Entretanto, há mentiras necessárias, quando a finalidade é poupar ou amenizar o sofrimento de alguém que se encontra em estado precário ou terminal de saúde. Nesses casos, a mentira se torna um mal necessário. Pode ser considerada um “pecado venial.”
Pois bem. Nicanor acabava de fechar os olhos da esposa Minervina, que há dias se encontrava no leito de morte, com uma doença terminal. Nos seus últimos momentos, a moribunda ouviu dos lábios do marido, a notícia mais feliz, que poderia ouvir naquela hora: A total regeneração do seu neto Edu, viciado em tóxico, que havia abandonado, há mais de um ano, a casa dos pais.
O homem lançou mão de uma mentira, pensando em amenizar os últimos momentos de vida da sua mulher, uma verdadeira santa, cheia de virtudes e sofrimento.
Muito abalado pela emoção da partida da esposa, Nicanor desabafou com o motorista do táxi, no qual se dirigia à funerária, para providenciar o velório e sepultamento..
Contou ao motorista a mentira de que lançara mão há alguns minutos, para suavizar a morte da sua mulher, cujo maior desejo era ver o neto livre das drogas:
– Tenho certeza de que Deus me perdoou. Sussurrei ao ouvido dela que o nosso neto tinha se curado do vício e já estava em casa. Ela abriu os olhos, deu um leve sorriso, e deixou escorrer uma lágrima, antes do último suspiro.
Percebendo a perplexidade do motorista, Nicanor continuou:
– Conheci um piedoso monge, cuja vida se resumia em rezar e cultivar o jardim do Mosteiro onde morava. Era um jardineiro de almas e flores. Passava as manhãs de joelhos, no silêncio do Mosteiro, aos pés do Cristo Crucificado, e as tardes no pequeno jardim da ordem, curvado diante das roseiras que ele próprio plantava e regava.
O monge perseguia uma ideia fixa, de ver desabrochar no seu jardim a rosa azul do Oriente, de que tivera notícia, uma noite, ao ler os poemas latinos dos velhos monges medievais.
Para isso, casava as sementes, juntava os brotos, fundia os enxertos, combinando as terras com que os cobria, e as águas com que os regava.

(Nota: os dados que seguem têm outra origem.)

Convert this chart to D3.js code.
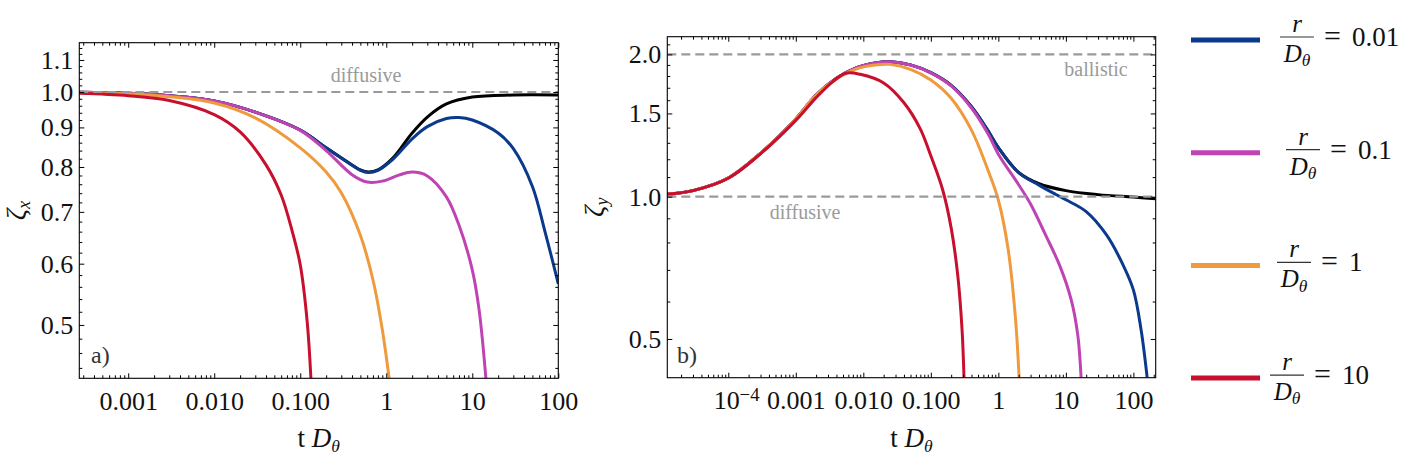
<!DOCTYPE html>
<html>
<head>
<meta charset="utf-8">
<script src="https://cdn.jsdelivr.net/npm/d3@7"></script>
<style>
  html, body { margin: 0; padding: 0; background: #fff; }
  svg { display: block; }
</style>
</head>
<body>
<svg id="chart" width="1402" height="469"></svg>
<script>
// ---- data: [t·Dθ, ζ] ----
const rateLabels = ["0.01", "0.1", "1", "10"];

// panel a) ζx
const zetaXFree = [[2.7e-4, 0.999], [0.001, 0.996], [0.003, 0.989], [0.01, 0.974], [0.03, 0.942], [0.1, 0.893],
  [0.2, 0.847], [0.4, 0.805], [0.5, 0.793], [0.62, 0.788], [0.8, 0.793], [1.2, 0.822], [2, 0.885], [3, 0.928],
  [5, 0.965], [10, 0.985], [30, 0.991], [100, 0.991]];
const zetaX001 = [[2.7e-4, 0.999], [0.001, 0.996], [0.003, 0.989], [0.01, 0.974], [0.03, 0.942], [0.1, 0.893],
  [0.2, 0.847], [0.4, 0.804], [0.5, 0.792], [0.62, 0.787], [0.8, 0.792], [1.2, 0.819], [2, 0.87], [3, 0.902],
  [5, 0.924], [7, 0.927], [10, 0.92], [20, 0.885], [30, 0.845], [50, 0.755], [70, 0.66], [100, 0.565]];
const zetaX01 = [[2.7e-4, 0.999], [0.001, 0.996], [0.003, 0.989], [0.01, 0.974], [0.03, 0.942], [0.1, 0.892],
  [0.2, 0.84], [0.4, 0.782], [0.6, 0.765], [0.9, 0.767], [1.4, 0.781], [2, 0.788], [3, 0.779], [5, 0.732],
  [7, 0.673], [10, 0.589], [12, 0.523], [14.4, 0.4266]];
const zetaX1 = [[2.7e-4, 0.998], [0.001, 0.995], [0.003, 0.986], [0.01, 0.968], [0.03, 0.926], [0.1, 0.847],
  [0.2, 0.788], [0.3, 0.741], [0.5, 0.653], [0.7, 0.572], [0.9, 0.493], [1.08, 0.4266]];
const zetaX10 = [[2.7e-4, 0.996], [0.001, 0.989], [0.003, 0.975], [0.01, 0.935], [0.02, 0.888], [0.04, 0.805],
  [0.06, 0.736], [0.08, 0.663], [0.1, 0.598], [0.12, 0.507], [0.133, 0.4266]];

// panel b) ζy
const zetaYFree = [[1.25e-5, 1.012], [3e-5, 1.03], [1e-4, 1.095], [3e-4, 1.235], [1e-3, 1.46], [2e-3, 1.64],
  [4e-3, 1.78], [8e-3, 1.875], [0.015, 1.918], [0.025, 1.93], [0.05, 1.9], [0.1, 1.83], [0.2, 1.72],
  [0.4, 1.55], [0.7, 1.38], [1, 1.27], [2, 1.125], [4, 1.065], [10, 1.03], [30, 1.01], [100, 0.998], [214, 0.99]];
const zetaY001 = [[1.25e-5, 1.012], [3e-5, 1.03], [1e-4, 1.095], [3e-4, 1.235], [1e-3, 1.46], [2e-3, 1.64],
  [4e-3, 1.78], [8e-3, 1.875], [0.015, 1.918], [0.025, 1.93], [0.05, 1.9], [0.1, 1.83], [0.2, 1.72],
  [0.4, 1.55], [0.7, 1.38], [1, 1.27], [2, 1.124], [4, 1.058], [7, 1.012], [10, 0.985], [20, 0.93],
  [40, 0.83], [70, 0.718], [100, 0.635], [130, 0.523], [160, 0.414]];
const zetaY01 = [[1.25e-5, 1.012], [3e-5, 1.03], [1e-4, 1.095], [3e-4, 1.235], [1e-3, 1.46], [2e-3, 1.64],
  [4e-3, 1.78], [8e-3, 1.875], [0.015, 1.918], [0.025, 1.929], [0.05, 1.899], [0.1, 1.828], [0.2, 1.715],
  [0.4, 1.54], [0.7, 1.36], [1, 1.23], [2, 1.06], [3, 0.965], [5, 0.83], [8, 0.718], [12, 0.605],
  [15, 0.51], [16.8, 0.414]];
const zetaY1 = [[1.25e-5, 1.012], [3e-5, 1.03], [1e-4, 1.095], [3e-4, 1.235], [1e-3, 1.46], [2e-3, 1.64],
  [4e-3, 1.775], [8e-3, 1.865], [0.015, 1.9], [0.025, 1.905], [0.05, 1.86], [0.1, 1.765], [0.2, 1.615],
  [0.4, 1.383], [0.7, 1.139], [1, 0.984], [1.4, 0.772], [1.8, 0.549], [2.03, 0.414]];
const zetaY10 = [[1.25e-5, 1.012], [3e-5, 1.03], [1e-4, 1.094], [3e-4, 1.232], [1e-3, 1.45], [2e-3, 1.62],
  [3.5e-3, 1.75], [5.5e-3, 1.825], [0.009, 1.815], [0.02, 1.74], [0.04, 1.58], [0.07, 1.39], [0.1, 1.22],
  [0.15, 1.033], [0.2, 0.859], [0.25, 0.683], [0.29, 0.523], [0.31, 0.414]];

// ticks
const xTicksA = [0.001, 0.01, 0.1, 1, 10, 100];
const xTickLabelsA = ["0.001", "0.010", "0.100", "1", "10", "100"];
const yTicksA = [0.5, 0.6, 0.7, 0.8, 0.9, 1.0, 1.1];
const yTickLabelsA = ["0.5", "0.6", "0.7", "0.8", "0.9", "1.0", "1.1"];
const xTicksB = [1e-4, 0.001, 0.01, 0.1, 1, 10, 100];
const xTickLabelsB = ["10^-4", "0.001", "0.010", "0.100", "1", "10", "100"];
const yTicksB = [0.5, 1.0, 1.5, 2.0];
const yTickLabelsB = ["0.5", "1.0", "1.5", "2.0"];

// ---- styling ----
const serif = "Liberation Serif, Tinos, Times New Roman, DejaVu Serif, serif";
const colors = ["#000000", "#0b3a8c", "#c043b4", "#f09a3e", "#c8102e"];
const tickFont = 26;

const panels = [
  {
    left: 79.3, right: 558.3, top: 42.7, bottom: 378.3,
    xDomain: [2.7e-4, 100], yDomain: [0.4266, 1.158],
    series: [zetaXFree, zetaX001, zetaX01, zetaX1, zetaX10],
    xTicks: xTicksA, xLabels: xTickLabelsA, yTicks: yTicksA, yLabels: yTickLabelsA,
    yMinorStep: 0.02,
    guides: [{ v: 1, text: "diffusive", tx: 366, dy: -10 }],
    tag: "a)", tagX: 91, yName: "x", yNameX: 25
  },
  {
    left: 667.3, right: 1155.7, top: 36.7, bottom: 377.7,
    xDomain: [1.25e-5, 214], yDomain: [0.414, 2.18],
    series: [zetaYFree, zetaY001, zetaY01, zetaY1, zetaY10],
    xTicks: xTicksB, xLabels: xTickLabelsB, yTicks: yTicksB, yLabels: yTickLabelsB,
    yMinorStep: 0.1,
    guides: [{ v: 2, text: "ballistic", tx: 1096, dy: 22 }, { v: 1, text: "diffusive", tx: 805, dy: 22 }],
    tag: "b)", tagX: 677, yName: "y", yNameX: 603
  }
];

const svg = d3.select("#chart").attr("font-family", serif);

function isDecade(v) {
  const l = Math.log10(v);
  return Math.abs(l - Math.round(l)) < 1e-9;
}

function styleAxis(sel) {
  sel.select(".domain").remove();
  sel.attr("font-family", serif).attr("font-size", null);
  sel.selectAll(".tick line").attr("stroke", "#000").attr("stroke-width", 1);
  sel.selectAll(".tick text").attr("font-family", serif).attr("font-size", tickFont).attr("fill", "#111");
}

panels.forEach((p, pi) => {
  const x = d3.scaleLog().domain(p.xDomain).range([p.left, p.right]);
  const y = d3.scaleLog().domain(p.yDomain).range([p.bottom, p.top]);
  const g = svg.append("g");

  const clipId = "clip" + pi;
  svg.append("clipPath").attr("id", clipId).append("rect")
    .attr("x", p.left).attr("y", p.top)
    .attr("width", p.right - p.left).attr("height", p.bottom - p.top);

  // curves
  const line = d3.line().x(d => x(d[0])).y(d => y(d[1])).curve(d3.curveCatmullRom.alpha(0.5));
  const curves = g.append("g").attr("clip-path", `url(#${clipId})`);
  p.series.forEach((s, i) => {
    curves.append("path")
      .attr("d", line(s))
      .attr("fill", "none")
      .attr("stroke", colors[i])
      .attr("stroke-width", 3)
      .attr("stroke-linejoin", "round");
  });

  // reference lines
  p.guides.forEach(gd => {
    curves.append("line")
      .attr("x1", p.left).attr("x2", p.right)
      .attr("y1", y(gd.v)).attr("y2", y(gd.v))
      .attr("stroke", "#9a9a9a").attr("stroke-width", 2.2)
      .attr("stroke-dasharray", "9,5");
    g.append("text")
      .attr("x", gd.tx).attr("y", y(gd.v) + gd.dy)
      .attr("text-anchor", "middle")
      .attr("font-size", 20).attr("fill", "#9a9a9a")
      .text(gd.text);
  });

  // frame ticks
  const xLab = new Map(p.xTicks.map((v, i) => [v, p.xLabels[i]]));
  const yLab = new Map(p.yTicks.map((v, i) => [v, p.yLabels[i]]));
  const xMinor = x.ticks().filter(v => !isDecade(v));
  const yMinor = d3.range(Math.ceil(p.yDomain[0] / p.yMinorStep) * p.yMinorStep, p.yDomain[1], p.yMinorStep)
    .filter(v => !p.yTicks.some(t => Math.abs(t - v) < 1e-6));

  const bottom = g.append("g").attr("transform", `translate(0,${p.bottom})`)
    .call(d3.axisBottom(x).tickValues(p.xTicks).tickSize(-5).tickPadding(13).tickFormat(d => xLab.get(d)))
    .call(styleAxis);
  g.append("g").attr("transform", `translate(0,${p.bottom})`)
    .call(d3.axisBottom(x).tickValues(xMinor).tickSize(-3).tickFormat("")).call(styleAxis);
  g.append("g").attr("transform", `translate(0,${p.top})`)
    .call(d3.axisTop(x).tickValues(p.xTicks).tickSize(-5).tickFormat("")).call(styleAxis);
  g.append("g").attr("transform", `translate(0,${p.top})`)
    .call(d3.axisTop(x).tickValues(xMinor).tickSize(-3).tickFormat("")).call(styleAxis);

  g.append("g").attr("transform", `translate(${p.left},0)`)
    .call(d3.axisLeft(y).tickValues(p.yTicks).tickSize(-5).tickPadding(6).tickFormat(d => yLab.get(d)))
    .call(styleAxis);
  g.append("g").attr("transform", `translate(${p.left},0)`)
    .call(d3.axisLeft(y).tickValues(yMinor).tickSize(-3).tickFormat("")).call(styleAxis);
  g.append("g").attr("transform", `translate(${p.right},0)`)
    .call(d3.axisRight(y).tickValues(p.yTicks).tickSize(-5).tickFormat("")).call(styleAxis);
  g.append("g").attr("transform", `translate(${p.right},0)`)
    .call(d3.axisRight(y).tickValues(yMinor).tickSize(-3).tickFormat("")).call(styleAxis);

  // power-of-ten labels get a superscript
  bottom.selectAll(".tick text").each(function () {
    const t = d3.select(this), s = t.text();
    if (s.includes("^")) {
      const [base, exp] = s.split("^");
      t.text("").attr("dx", "0.3em");
      t.append("tspan").text(base);
      t.append("tspan").attr("dy", "-0.45em").attr("font-size", "0.72em").text(exp.replace("-", "\u2212"));
    }
  });

  // frame
  g.append("rect")
    .attr("x", p.left).attr("y", p.top)
    .attr("width", p.right - p.left).attr("height", p.bottom - p.top)
    .attr("fill", "none").attr("stroke", "#000").attr("stroke-width", 1.1);

  // panel tag
  g.append("text").attr("x", p.tagX).attr("y", 363)
    .attr("font-size", 24).attr("fill", "#333").text(p.tag);

  // axis titles
  const xt = g.append("text")
    .attr("x", (p.left + p.right) / 2).attr("y", 447)
    .attr("text-anchor", "middle").attr("font-size", 27).attr("fill", "#111");
  xt.append("tspan").text("t ");
  xt.append("tspan").attr("font-style", "italic").text("D");
  xt.append("tspan").attr("font-style", "italic").attr("font-size", "0.65em").attr("dy", "0.3em").text("\u03b8");

  const yt = g.append("text")
    .attr("transform", `translate(${p.yNameX},${(p.top + p.bottom) / 2}) rotate(-90)`)
    .attr("text-anchor", "middle").attr("font-size", 28).attr("fill", "#111");
  yt.append("tspan").attr("font-style", "italic").text("\u03b6");
  yt.append("tspan").attr("font-style", "italic").attr("font-size", "0.65em").attr("dy", "0.3em").text(p.yName);
});

// ---- legend ----
const legendX0 = 1191, legendX1 = 1260, legendTop = 40, legendGap = 112.7;
const fracX = [1280, 1286, 1277, 1270];
const fracW = 34;
const legend = svg.append("g").attr("font-size", 25).attr("fill", "#111");
rateLabels.forEach((lab, i) => {
  const ly = legendTop + i * legendGap;
  legend.append("line")
    .attr("x1", legendX0).attr("x2", legendX1).attr("y1", ly).attr("y2", ly)
    .attr("stroke", colors[i + 1]).attr("stroke-width", 5);
  const fx = fracX[i], bar = ly - 3;
  legend.append("line")
    .attr("x1", fx).attr("x2", fx + fracW).attr("y1", bar).attr("y2", bar)
    .attr("stroke", "#333").attr("stroke-width", 1.2);
  legend.append("text").attr("x", fx + fracW / 2).attr("y", bar - 5)
    .attr("text-anchor", "middle").attr("font-style", "italic").text("r");
  const den = legend.append("text").attr("x", fx + fracW / 2).attr("y", bar + 25)
    .attr("text-anchor", "middle").attr("font-style", "italic");
  den.append("tspan").text("D");
  den.append("tspan").attr("font-size", "0.7em").attr("dy", "0.25em").text("\u03b8");
  legend.append("text").attr("x", fx + fracW + 10).attr("y", ly + 6)
    .attr("font-size", 30).text("=");
  legend.append("text").attr("x", fx + fracW + 38).attr("y", ly + 6)
    .attr("font-size", 27).text(lab);
});
</script>
</body>
</html>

Esperava, ansioso, o aparecimento, no topo da haste, do sonhado botão azul.
Ao fim de setenta anos de experiências e sonhos, em que se misturavam, na sua imaginação, as chagas vermelhas de Cristo e as manchas celestes da sua rosa encantada, surgiu, afinal, no coroamento de um galho de roseira, um botão azul como o céu.
Centenário e curvado, o velho monge não suportou a emoção. Adoeceu e foi levado ao seu quarto. Ajoelhado diante do Cristo Crucificado, lhe pedia entre soluços pungentes, que, como premio à sua vida de dedicação às roseiras e às almas, não lhe cerrasse os olhos, sem que eles vissem, felizes, o desabrochar da sua rosa azul.
Ao redor do seu leito, todos choravam, emocionados.
Divulgada de boca em boca, a notícia chegou a um convento das proximidades, onde se encontrava orando uma bondosa freira. Ao ouvir a história da paixão do santo monge pela rosa azul do Oriente, a freira se compadeceu e perfumou, com essência de gerânio, uma flor de seda azul, feita por ela mesma, para ofertar ao monge, no seu leito de morte.
No dia seguinte, pela manhã, morria o monge, sorrindo entre lágrimas de alegria, pensando ter entre as mãos a sua rosa azul, com que sempre sonhara, brotada de uma das roseiras plantadas e regadas por ele.